Et à l’âge de 7 ans, mon père m’a offert ma première boîte de figurines au 1/72ème. Des parachutistes US, ça ne s’invente pas ! C’était donc en 1996. Puis je me suis acheté, avec mon argent de poche, d’autres boîtes pour aller avec. Et pendant toute mon enfance, je peignais ces figurines au lieu d’aller jouer dehors ! Je suis ensuite passé à l’échelle de figurines 1/35ème et j’ai ensuite vu que des reproductions existaient en vrai ! Et qu’il n’y avait même pas besoin de les peindre !
— Commençons par l’airsoft, si tu le veux bien.

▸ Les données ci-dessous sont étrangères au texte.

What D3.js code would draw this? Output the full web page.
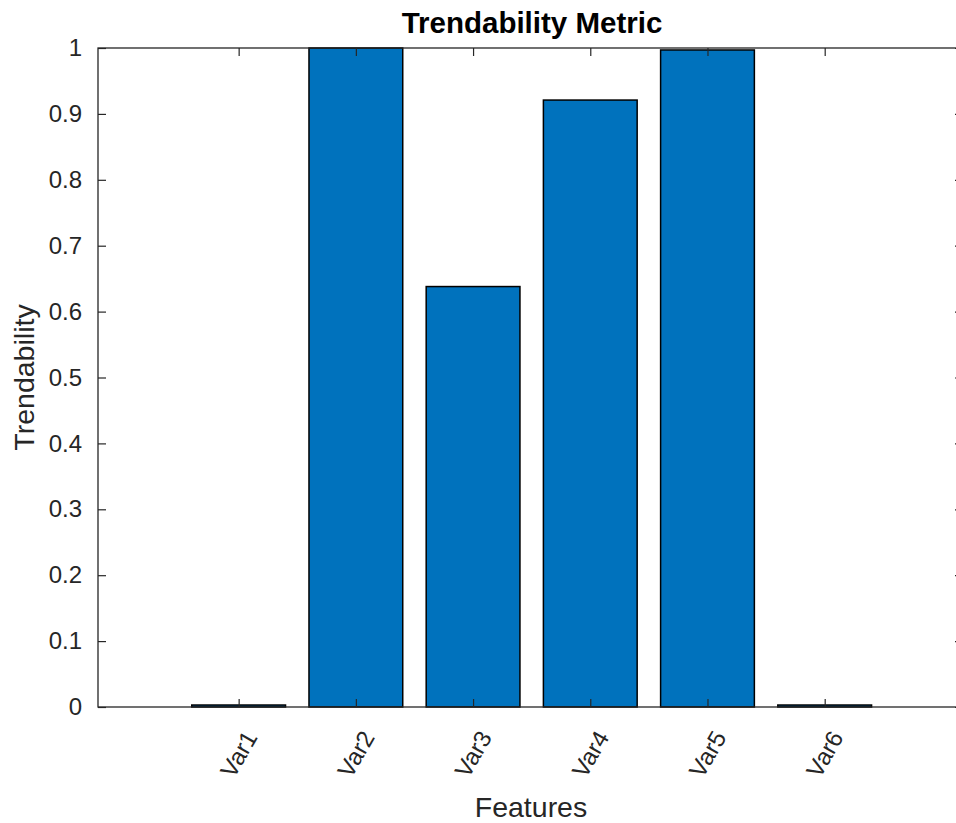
<!DOCTYPE html>
<html>
<head>
<meta charset="utf-8">
<script src="https://cdn.jsdelivr.net/npm/d3@7"></script>
<style>
  html, body { margin: 0; padding: 0; background: #ffffff; }
  svg { display: block; }
  text { font-family: "Liberation Sans", Arial, Helvetica, sans-serif; }
</style>
</head>
<body>
<svg id="chart" width="956" height="823"></svg>
<script>
// ---- data ----
const categories = ["Var1", "Var2", "Var3", "Var4", "Var5", "Var6"];
const trendability = [0.003, 1.0, 0.638, 0.921, 0.997, 0.003];
const yTicks = [0, 0.1, 0.2, 0.3, 0.4, 0.5, 0.6, 0.7, 0.8, 0.9, 1];
const yTickLabels = ["0", "0.1", "0.2", "0.3", "0.4", "0.5", "0.6", "0.7", "0.8", "0.9", "1"];
const titleText = "Trendability Metric";
const xLabelText = "Features";
const yLabelText = "Trendability";

// ---- layout ----
const plotL = 98, plotR = 963, plotT = 48, plotB = 707;
const axisColor = "#262626";
const tickLen = 8;

const svg = d3.select("#chart");

const positions = categories.map((c, i) => i + 1);
const x = d3.scaleLinear().domain([-0.2, 7.18]).range([plotL, plotR]);
const y = d3.scaleLinear().domain([0, 1]).range([plotB, plotT]);
const barW = (x(1) - x(0)) * 0.8;

// bars
svg.append("g").selectAll("rect")
  .data(trendability)
  .join("rect")
  .attr("x", (d, i) => x(positions[i]) - barW / 2)
  .attr("y", d => y(d))
  .attr("width", barW)
  .attr("height", d => y(0) - y(d))
  .attr("fill", "#0072BD")
  .attr("stroke", "#000000")
  .attr("stroke-width", 1.5);

// axes
const styleAxis = g => {
  g.select(".domain").remove();
  g.selectAll(".tick line").attr("stroke", axisColor).attr("stroke-width", 1.2);
  g.selectAll(".tick text").attr("fill", axisColor);
};

svg.append("g").attr("transform", `translate(0,${plotB})`)
  .call(d3.axisBottom(x).tickValues(positions).tickSizeInner(-tickLen).tickSizeOuter(0).tickFormat(""))
  .call(styleAxis);
svg.append("g").attr("transform", `translate(0,${plotT})`)
  .call(d3.axisTop(x).tickValues(positions).tickSizeInner(-tickLen).tickSizeOuter(0).tickFormat(""))
  .call(styleAxis);
const gy = svg.append("g").attr("transform", `translate(${plotL},0)`)
  .call(d3.axisLeft(y).tickValues(yTicks).tickSizeInner(-tickLen).tickSizeOuter(0)
    .tickPadding(8 + tickLen).tickFormat((d, i) => yTickLabels[i]))
  .call(styleAxis);
gy.selectAll(".tick text")
  .attr("font-size", 24)
  .attr("font-family", "Liberation Sans, Arial, sans-serif");
svg.append("g").attr("transform", `translate(${plotR},0)`)
  .call(d3.axisRight(y).tickValues(yTicks).tickSizeInner(-tickLen).tickSizeOuter(0).tickFormat(""))
  .call(styleAxis);

// x tick labels (rotated)
svg.append("g").selectAll("text")
  .data(categories)
  .join("text")
  .attr("transform", (d, i) => `translate(${x(positions[i])},${plotB + 47}) rotate(-60)`)
  .attr("text-anchor", "middle")
  .attr("dominant-baseline", "central")
  .attr("font-size", 24)
  .attr("fill", axisColor)
  .text(d => d);

// box
svg.append("rect")
  .attr("x", plotL).attr("y", plotT)
  .attr("width", plotR - plotL).attr("height", plotB - plotT)
  .attr("fill", "none")
  .attr("stroke", axisColor)
  .attr("stroke-width", 1.3);

// title
svg.append("text")
  .attr("x", (plotL + plotR) / 2 + 1.5)
  .attr("y", 33)
  .attr("text-anchor", "middle")
  .attr("font-size", 29.5)
  .attr("font-weight", "bold")
  .attr("fill", "#000000")
  .text(titleText);

// x label
svg.append("text")
  .attr("x", (plotL + plotR) / 2 + 0.5)
  .attr("y", 817)
  .attr("text-anchor", "middle")
  .attr("font-size", 28.5)
  .attr("fill", axisColor)
  .text(xLabelText);

// y label
svg.append("text")
  .attr("transform", `translate(34,${(plotT + plotB) / 2}) rotate(-90)`)
  .attr("text-anchor", "middle")
  .attr("font-size", 28.5)
  .attr("fill", axisColor)
  .text(yLabelText);
</script>
</body>
</html>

Quel serait ta définition de la discipline ?
— Question très personnelle mine de rien, chaque joueur a sa propre définition, et sa propre manière de pratiquer. Pour ma part, je dirais que c’est un jeu collectif, à pratiquer d’abord avec ses amis, avant de vouloir absolument faire du challenge. Je préfère avoir une bonne tranche de rigolade que des engueulades parce que untel n’a pas senti une bille car il joue pour la gagne.
— L’airsoft continue je crois d’être dominé par les répliques modernes, les répliques WWII sont plus rares, certaines étant très chères… est-ce que, à ton avis, le milieu va évoluer ou l’airsoft "historique" est-il condamné à rester le domaine de quelques passionnés ?
— Je crois que le milieu sera toujours marginalisé, les répliques sont assez rares comparées aux M4 et AK et toutes les versions disponibles, et la fiabilité n’est pas tellement la première des qualités quand on pense airsoft WW2. Ceci dit, cela fait un "écrémage" naturel, l’airsoft WW2 étant parfois aussi poussé que le Milsim. Tout dépend des associations bien sûr. Mais un joueur d’airsoft WW2 pourra aussi passer dans le côté reconstitution, ce qui n’est pas possible pour un airsofteur « moderne ».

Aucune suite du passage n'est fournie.